Quantum computing with holes
Quantum computers, with their promises of creating new materials and solving intractable mathematical problems, are a dream of many physicists. Now, they are slowly approaching viable realization in many laboratories all over the world. But there are still enormous challenges to master. A central one is the construction of stable quantum bits—the fundamental unit of quantum computation, called "qubit" for short—that can be networked together.
In a study published in Nature Materials and led by Daniel Jirovec from the Katsaros group at IST Austria in close collaboration with researchers from the L-NESS Inter-university Center in Como, Italy, scientists now have created a new and promising candidate system for reliable qubits.
The researchers created the qubit using the spin of so-called holes. Each hole is simply the absence of an electron in a solid material. Amazingly, a missing, negatively charged particle can physically be treated as if it were a positively charged particle. It can even move around in the solid when a neighboring electron fills the hole. Thus, effectively, the hole described as positively charged particle is moving forward.
These holes even carry the quantum-mechanical property of spin and can interact if they come close to each other. "Our colleagues at L-NESS layered several different mixtures of silicon and germanium just a few nanometers thick on top of each other. That allows us to confine the holes to the germanium-rich layer in the middle," Jirovec explains. "On top, we added tiny electrical wires—so-called gates—to control the movement of holes by applying voltage to them. The electrically positively charged holes react to the voltage and can be extremely precisely moved around within their layer."

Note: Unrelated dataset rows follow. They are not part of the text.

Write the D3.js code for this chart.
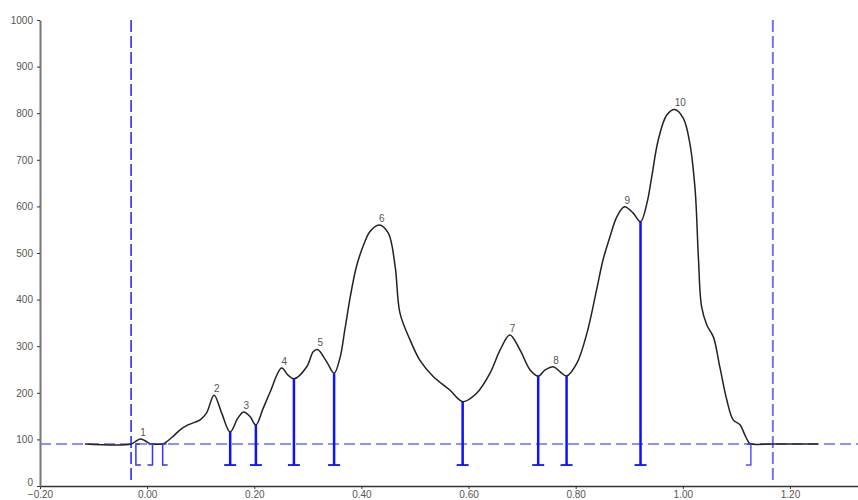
<!DOCTYPE html>
<html>
<head>
<meta charset="utf-8">
<script src="https://cdn.jsdelivr.net/npm/d3@7"></script>
<style>
  html, body { margin: 0; padding: 0; background: #fff; }
  svg { display: block; font-family: "Liberation Sans", Arial, sans-serif; }
</style>
</head>
<body>
<svg id="chart" width="858" height="500"></svg>
<script>
// Signal trace (time, response)
const traceX = [-0.116, -0.030, -0.021, -0.013, -0.004, 0.005, 0.010, 0.029, 0.033, 0.046, 0.061, 0.076, 0.099, 0.111, 0.125, 0.139, 0.155, 0.169, 0.180, 0.192, 0.203, 0.216, 0.229, 0.251, 0.263, 0.274, 0.298, 0.310, 0.318, 0.335, 0.349, 0.360, 0.369, 0.379, 0.391, 0.404, 0.416, 0.433, 0.450, 0.463, 0.472, 0.491, 0.509, 0.534, 0.565, 0.589, 0.615, 0.640, 0.659, 0.677, 0.696, 0.715, 0.730, 0.743, 0.758, 0.771, 0.783, 0.802, 0.821, 0.839, 0.851, 0.864, 0.877, 0.891, 0.907, 0.921, 0.933, 0.942, 0.954, 0.970, 0.985, 1.001, 1.013, 1.023, 1.029, 1.035, 1.045, 1.057, 1.069, 1.082, 1.094, 1.107, 1.116, 1.124, 1.127, 1.168, 1.252];
const traceY = [90, 90, 96, 101, 97, 91, 90, 90, 92, 104, 120, 131, 142, 157, 195, 157, 116, 145, 159, 149, 131, 165, 200, 253, 238, 230, 256, 288, 293, 267, 242, 275, 335, 405, 472, 517, 546, 560, 543, 471, 371, 313, 270, 235, 206, 181, 199, 242, 292, 324, 292, 249, 236, 249, 256, 245, 236, 263, 328, 421, 485, 535, 578, 599, 586, 567, 607, 664, 742, 796, 808, 789, 736, 635, 492, 385, 345, 320, 256, 185, 142, 131, 109, 92, 90, 90, 90];

// Peak apexes and their numbers
const peakNames = ["1", "2", "3", "4", "5", "6", "7", "8", "9", "10"];
const peakX = [-0.013, 0.125, 0.180, 0.251, 0.318, 0.433, 0.677, 0.758, 0.891, 0.985];
const peakY = [101, 195, 159, 253, 293, 560, 324, 256, 599, 808];

// Valley drop lines between neighbouring peaks
const valleyX = [0.155, 0.203, 0.274, 0.349, 0.589, 0.730, 0.783, 0.921];
const valleyY = [116, 131, 230, 242, 181, 236, 236, 567];

// Peak start / end markers that sit on the baseline
const markerX = [-0.021, 0.010, 0.029, 1.127];
const markerSide = [1, -1, 1, -1];   // foot direction: 1 = right, -1 = left

// Baseline level, integration window and marker floor
const baselineLevel = 90;
const windowStart = -0.030;
const windowEnd = 1.168;
const markerFloor = 45;

// Axis ticks
const xTicks = [-0.2, 0.0, 0.2, 0.4, 0.6, 0.8, 1.0, 1.2];
const yTicks = [0, 100, 200, 300, 400, 500, 600, 700, 800, 900, 1000];

const svg = d3.select("#chart");
const W = 858, H = 500;

const x = d3.scaleLinear().domain([-0.2, 1.327]).range([40, 858]);
const y = d3.scaleLinear().domain([0, 1000]).range([486, 20]);

// Axes
const xAxis = d3.axisBottom(x).tickValues(xTicks).tickFormat(d3.format(".2f")).tickSize(3).tickSizeOuter(0);
const gx = svg.append("g").attr("transform", `translate(0,${y(0)})`).call(xAxis);
gx.select(".domain").attr("stroke", "#333").attr("stroke-width", 1.5);
gx.selectAll(".tick line").attr("stroke", "#333");
gx.selectAll(".tick text").attr("fill", "#555").attr("font-size", 10).attr("dy", "0.55em")
  .attr("font-family", "Liberation Sans, Arial, sans-serif");

const yAxis = d3.axisLeft(y).tickValues(yTicks).tickFormat(d3.format("d")).tickSize(3).tickSizeOuter(0);
const gy = svg.append("g").attr("transform", `translate(${x(-0.2)},0)`).call(yAxis);
gy.select(".domain").attr("stroke", "#777").attr("stroke-width", 2);
gy.selectAll(".tick line").attr("stroke", "#333");
gy.selectAll(".tick text").attr("fill", "#555").attr("font-size", 10).attr("dx", "-1")
  .attr("font-family", "Liberation Sans, Arial, sans-serif");
// the zero label sits just above the corner so it clears the first x label
gy.selectAll(".tick text").filter(d => d === 0).attr("dy", "-0.1em");

// Baseline (dashed)
svg.append("line")
  .attr("x1", x(-0.2)).attr("x2", W)
  .attr("y1", y(baselineLevel)).attr("y2", y(baselineLevel))
  .attr("stroke", "#6a6aff").attr("stroke-width", 1.6)
  .attr("stroke-dasharray", "11,5");

// Integration window (dashed verticals)
svg.append("line")
  .attr("x1", x(windowStart)).attr("x2", x(windowStart))
  .attr("y1", y(1000)).attr("y2", y(0) - 3)
  .attr("stroke", "#2a2aff").attr("stroke-width", 1.6)
  .attr("stroke-dasharray", "12,4");
svg.append("line")
  .attr("x1", x(windowEnd)).attr("x2", x(windowEnd))
  .attr("y1", y(1000)).attr("y2", y(0) - 3)
  .attr("stroke", "#7272ff").attr("stroke-width", 2)
  .attr("stroke-dasharray", "12,4");

// Signal trace
const pts = traceX.map((d, i) => [d, traceY[i]]);
svg.append("path")
  .datum(pts)
  .attr("fill", "none")
  .attr("stroke", "#222")
  .attr("stroke-width", 1.5)
  .attr("d", d3.line().x(d => x(d[0])).y(d => y(d[1])).curve(d3.curveCatmullRom.alpha(0.5)));

// Valley drop lines with T feet
const vg = svg.append("g").attr("stroke", "#1010ff").attr("fill", "none");
valleyX.forEach((vx, i) => {
  vg.append("line")
    .attr("x1", x(vx)).attr("x2", x(vx))
    .attr("y1", y(valleyY[i])).attr("y2", y(markerFloor))
    .attr("stroke-width", 2.5);
  vg.append("line")
    .attr("x1", x(vx) - 6).attr("x2", x(vx) + 6)
    .attr("y1", y(markerFloor)).attr("y2", y(markerFloor))
    .attr("stroke-width", 1.8);
});

// Start / end bracket markers on the baseline
const mg = svg.append("g").attr("stroke", "#3535ff").attr("fill", "none").attr("stroke-width", 1.5);
markerX.forEach((mx, i) => {
  const px = x(mx), s = markerSide[i];
  mg.append("path")
    .attr("d", `M${px + s * 4},${y(baselineLevel)} L${px},${y(baselineLevel)} L${px},${y(markerFloor)} L${px + s * 5},${y(markerFloor)}`)
    .attr("stroke-opacity", i === 3 ? 0.85 : 1);
});

// Peak numbers
svg.append("g").selectAll("text")
  .data(peakNames)
  .join("text")
  .attr("x", (d, i) => x(peakX[i]))
  .attr("y", (d, i) => y(peakY[i]) - 3)
  .attr("font-size", 10)
  .attr("fill", "#555")
  .attr("text-anchor", "start")
  .text(d => d);
</script>
</body>
</html>
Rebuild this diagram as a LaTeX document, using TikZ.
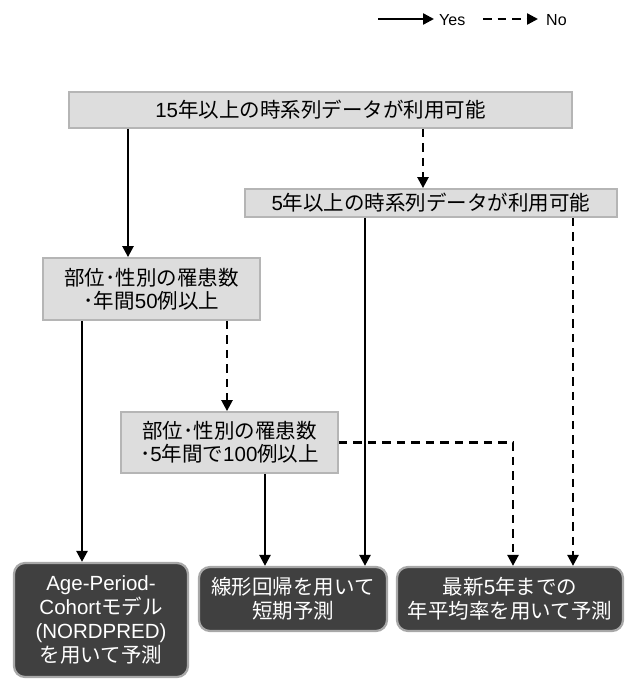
\documentclass[tikz,border=0pt]{standalone}
\usepackage{fontspec}
\setmainfont{Noto Sans CJK JP}
\newfontfamily\latf{Liberation Sans}
\usetikzlibrary{arrows.meta}
\definecolor{boxfill}{HTML}{DDDDDD}
\definecolor{boxedge}{HTML}{B5B5B5}
\definecolor{darkfill}{HTML}{404040}
\definecolor{darkedge}{HTML}{A8A8A8}
\tikzset{
  lbox/.style={draw=boxedge, fill=boxfill, line width=1.8pt, inner sep=0pt, align=center,
    font=\fontsize{20.5}{23}\selectfont},
  dbox/.style={draw=darkedge, fill=darkfill, line width=2.2pt, rounded corners=11pt, inner sep=0pt,
    align=center, text=white, font=\fontsize{20.5}{24}\selectfont},
  yesarrow/.style={line width=2.4pt, -{Triangle[length=11pt,width=11pt]}},
  noarrow/.style={yesarrow, dash pattern=on 8.5pt off 6pt},
  legtext/.style={anchor=west, inner sep=0pt, font=\latf\fontsize{16}{18}\selectfont}
}
\begin{document}
\begin{tikzpicture}[x=1pt,y=-1pt]
\useasboundingbox (0,0) rectangle (624,679);

% boxes
\node[lbox, minimum width=503pt, minimum height=36pt] (top) at (320.5,110)
  {{\latf 15}年以上の時系列データが利用可能};
\node[lbox, minimum width=372pt, minimum height=28pt] (b5) at (431,203)
  {{\latf 5}年以上の時系列データが利用可能};
\node[lbox, minimum width=217pt, minimum height=62pt] (b50) at (151.5,289)
  {部位･性別の罹患数\\･年間{\latf 50}例以上};
\node[lbox, minimum width=217pt, minimum height=61pt] (b100) at (229.5,442.5)
  {部位･性別の罹患数\\･{\latf 5}年間で{\latf 100}例以上};
\node[dbox, minimum width=174pt, minimum height=114pt] (f1) at (101,620)
  {{\latf Age-Period-}\\{\latf Cohort}モデル\\{\latf (NORDPRED)}\\を用いて予測};
\node[dbox, minimum width=188pt, minimum height=64pt] (f2) at (293,599)
  {線形回帰を用いて\\短期予測};
\node[dbox, minimum width=226pt, minimum height=64pt] (f3) at (510,599)
  {最新{\latf 5}年までの\\年平均率を用いて予測};

% x positions of connectors
\coordinate (xa) at (128,0);
\coordinate (xb) at (423,0);
\coordinate (xc) at (82,0);
\coordinate (xd) at (227,0);
\coordinate (xe) at (265,0);
\coordinate (xf) at (365,0);
\coordinate (xg) at (513,0);
\coordinate (xh) at (573,0);

\draw[yesarrow] (top.south -| xa) -- (b50.north -| xa);
\draw[noarrow] (top.south -| xb) -- (b5.north -| xb);
\draw[yesarrow] (b50.south -| xc) -- (f1.north -| xc);
\draw[noarrow] (b50.south -| xd) -- (b100.north -| xd);
\draw[yesarrow] (b100.south -| xe) -- (f2.north -| xe);
\draw[yesarrow] (b5.south -| xf) -- (f2.north -| xf);
\draw[noarrow] (b100.east) -- (b100.east -| xg) -- (f3.north -| xg);
\draw[noarrow] (b5.south -| xh) -- (f3.north -| xh);

% legend
\coordinate (ys) at (378,19);
\coordinate (ye) at (434,19);
\node[legtext] (yeslbl) at (439,20) {Yes};
\coordinate (ns) at (483,19);
\coordinate (ne) at (538,19);
\node[legtext] (nolbl) at (546,20) {No};
\draw[yesarrow] (ys) -- (ye);
\draw[noarrow] (ns) -- (ne);
\end{tikzpicture}
\end{document}
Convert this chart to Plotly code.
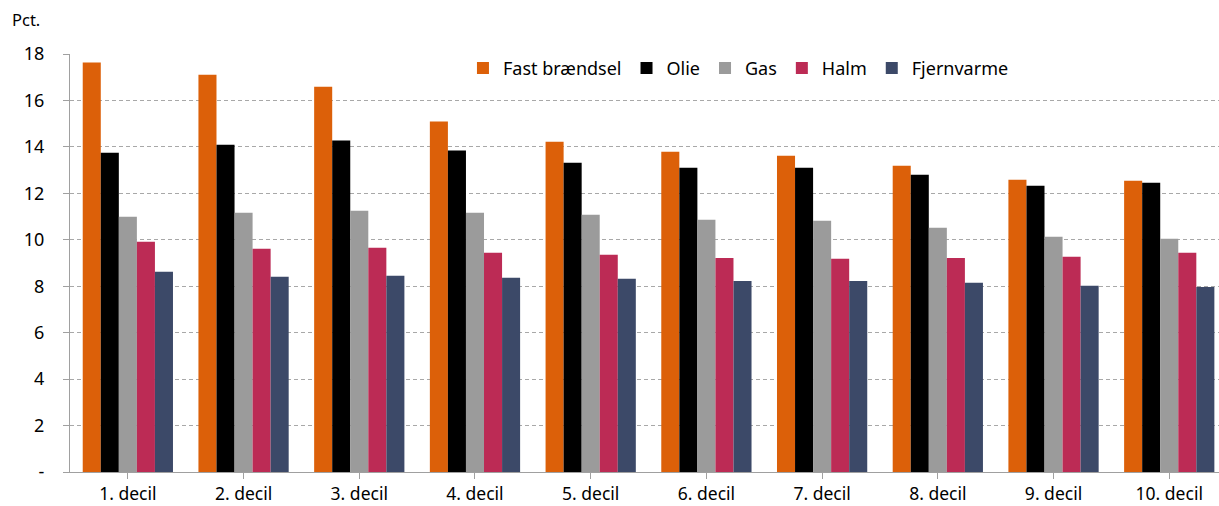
import plotly.graph_objects as go

categories = ["1. decil", "2. decil", "3. decil", "4. decil", "5. decil",
              "6. decil", "7. decil", "8. decil", "9. decil", "10. decil"]
fast = [17.63, 17.11, 16.59, 15.09, 14.22, 13.79, 13.62, 13.19, 12.59, 12.54]
olie = [13.75, 14.09, 14.27, 13.84, 13.32, 13.10, 13.10, 12.80, 12.33, 12.46]
gas = [10.99, 11.16, 11.25, 11.16, 11.08, 10.86, 10.82, 10.52, 10.13, 10.04]
halm = [9.91, 9.61, 9.66, 9.44, 9.35, 9.22, 9.18, 9.22, 9.27, 9.44]
fjern = [8.62, 8.41, 8.45, 8.36, 8.32, 8.23, 8.23, 8.15, 8.02, 7.97]

series = [("Fast brændsel", fast, "#DC6009"),
          ("Olie", olie, "#000000"),
          ("Gas", gas, "#9B9B9B"),
          ("Halm", halm, "#BC2B55"),
          ("Fjernvarme", fjern, "#3C4968")]

font = "Noto Sans"
fig = go.Figure()
for name, vals, col in series:
    fig.add_trace(go.Bar(x=list(range(len(categories))), y=vals, name=name,
                         marker=dict(color=col, line=dict(width=0))))

fig.update_layout(
    width=1219, height=506,
    margin=dict(l=70, r=0, t=54, b=34),
    plot_bgcolor="white", paper_bgcolor="white",
    barmode="group", bargap=0.22, bargroupgap=0,
    font=dict(family=font, size=18, color="#000000"),
    legend=dict(orientation="h", x=0.342, y=1.01, xanchor="left", yanchor="top",
                font=dict(size=18), bgcolor="rgba(0,0,0,0)",
                itemwidth=30, tracegroupgap=0),
    xaxis=dict(range=[-0.5, 9.43], tickmode="array",
               tickvals=list(range(len(categories))), ticktext=categories,
               ticks="outside", tickson="boundaries", ticklen=6,
               tickcolor="#A0A0A0", showline=True, linecolor="#A0A0A0",
               linewidth=1, showgrid=False, zeroline=False,
               tickfont=dict(size=17.5)),
    yaxis=dict(range=[0, 18], tickmode="array",
               tickvals=[0, 2, 4, 6, 8, 10, 12, 14, 16, 18],
               ticktext=["-", "2", "4", "6", "8", "10", "12", "14", "16", "18"],
               ticks="outside", ticklen=6, tickcolor="#A0A0A0",
               showline=True, linecolor="#A0A0A0", linewidth=1,
               showgrid=True, gridcolor="#A8A8A8", griddash="4px,3px",
               gridwidth=1, zeroline=False, tickfont=dict(size=18),
               ticklabelstandoff=15),
    annotations=[dict(text="Pct.", xref="paper", yref="paper", x=-0.052, y=1.05,
                      xanchor="left", yanchor="bottom", showarrow=False,
                      font=dict(size=16.5))],
)
fig.write_html("out.html")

Using this nano-scale control, the scientists moved two holes close to each other to create a qubit out of their interacting spins. But to make this work, they needed to apply a magnetic field to the whole setup. Here, their innovative approach comes into play.
In their setup, Jirovec and his colleagues cannot only move holes around but also alter their properties. By engineering different hole properties, they created the qubit out of the two interacting hole spins using less than ten millitesla of magnetic field strength. This is a weak magnetic field compared to other similar qubit setups, which employ at least ten times stronger fields.
But why is that relevant? "By using our layered germanium setup we can reduce the required magnetic field strength and therefore allow the combination of our qubit with superconductors, usually inhibited by strong magnetic fields," Jirovec says. Superconductors—materials without any electrical resistance—support the linking of several qubits due to their quantum-mechanical nature. This could enable scientists to build new kinds of quantum computers combining semiconductors and superconductors.
In addition to the new technical possibilities, these hole spin qubits look promising because of their processing speed. With up to one hundred million operations per second as well as their long lifetime of up to 150 microseconds they seem particularly viable for quantum computing. Usually, there is a tradeoff between these properties, but this new design brings both advantages together.